**DATA:**
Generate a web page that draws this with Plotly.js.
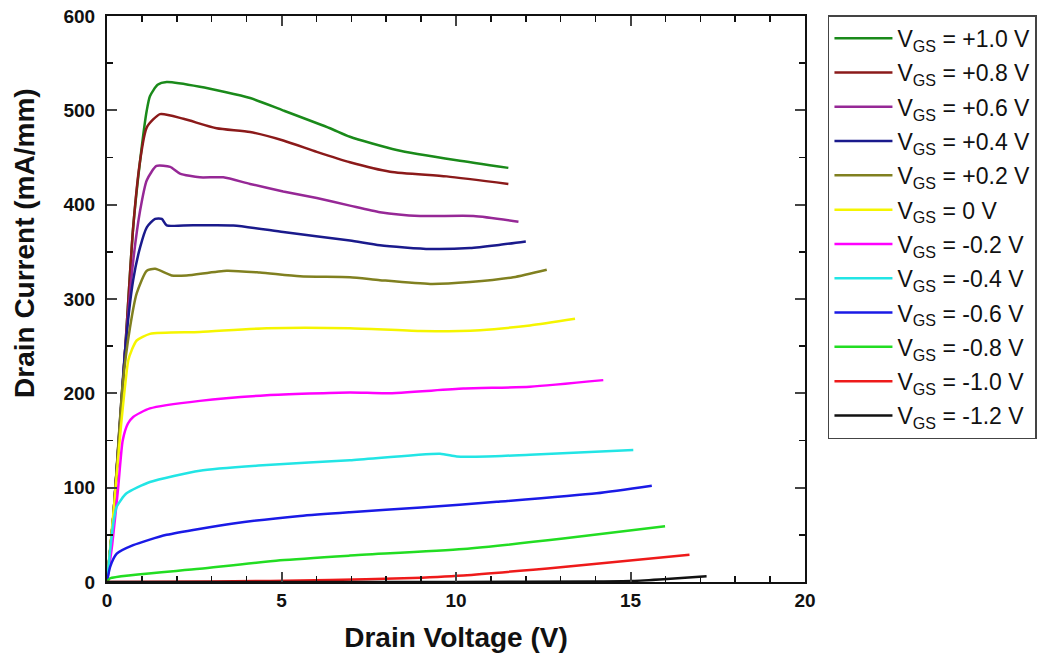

...

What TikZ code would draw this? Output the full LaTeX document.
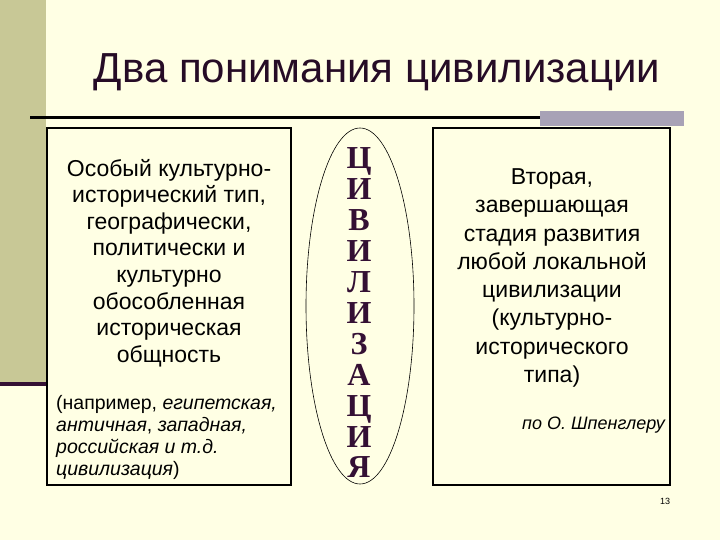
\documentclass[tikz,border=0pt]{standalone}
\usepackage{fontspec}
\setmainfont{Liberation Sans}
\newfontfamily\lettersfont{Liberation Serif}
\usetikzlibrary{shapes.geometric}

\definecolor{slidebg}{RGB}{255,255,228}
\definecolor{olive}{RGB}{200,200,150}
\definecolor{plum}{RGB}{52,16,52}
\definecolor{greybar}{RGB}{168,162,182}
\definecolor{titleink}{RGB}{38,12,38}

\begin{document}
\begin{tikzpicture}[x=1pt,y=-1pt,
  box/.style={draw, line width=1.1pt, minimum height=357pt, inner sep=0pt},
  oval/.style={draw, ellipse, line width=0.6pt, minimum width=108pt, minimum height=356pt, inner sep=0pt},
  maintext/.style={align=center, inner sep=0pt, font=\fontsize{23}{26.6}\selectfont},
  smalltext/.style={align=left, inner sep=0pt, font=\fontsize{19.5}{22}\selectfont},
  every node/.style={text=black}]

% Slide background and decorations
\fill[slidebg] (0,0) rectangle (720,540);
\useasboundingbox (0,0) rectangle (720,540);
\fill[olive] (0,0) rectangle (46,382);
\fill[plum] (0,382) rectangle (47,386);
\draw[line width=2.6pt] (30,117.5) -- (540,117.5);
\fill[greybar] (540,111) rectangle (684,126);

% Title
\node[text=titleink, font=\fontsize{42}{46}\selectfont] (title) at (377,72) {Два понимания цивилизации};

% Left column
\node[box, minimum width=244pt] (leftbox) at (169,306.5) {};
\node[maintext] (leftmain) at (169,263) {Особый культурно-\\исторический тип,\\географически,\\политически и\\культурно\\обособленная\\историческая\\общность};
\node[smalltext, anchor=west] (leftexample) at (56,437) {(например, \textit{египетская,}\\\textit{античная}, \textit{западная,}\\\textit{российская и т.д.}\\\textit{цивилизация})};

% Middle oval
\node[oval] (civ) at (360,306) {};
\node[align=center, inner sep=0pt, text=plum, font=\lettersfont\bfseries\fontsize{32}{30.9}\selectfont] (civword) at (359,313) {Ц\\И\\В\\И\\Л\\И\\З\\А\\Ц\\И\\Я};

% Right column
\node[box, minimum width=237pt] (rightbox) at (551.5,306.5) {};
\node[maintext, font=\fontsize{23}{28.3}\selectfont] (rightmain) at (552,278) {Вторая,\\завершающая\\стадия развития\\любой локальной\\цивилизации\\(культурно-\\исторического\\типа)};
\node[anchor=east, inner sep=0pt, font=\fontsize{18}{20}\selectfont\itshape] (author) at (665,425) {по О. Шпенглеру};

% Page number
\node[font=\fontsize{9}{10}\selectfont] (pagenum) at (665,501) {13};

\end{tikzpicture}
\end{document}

**PROBLEM:**
Scan the material for lines with the word "this", and copy each line you find.

**THE SOLUTION:**
Generate a web page that draws this with Plotly.js.
What TikZ code would draw this? Output the full LaTeX document.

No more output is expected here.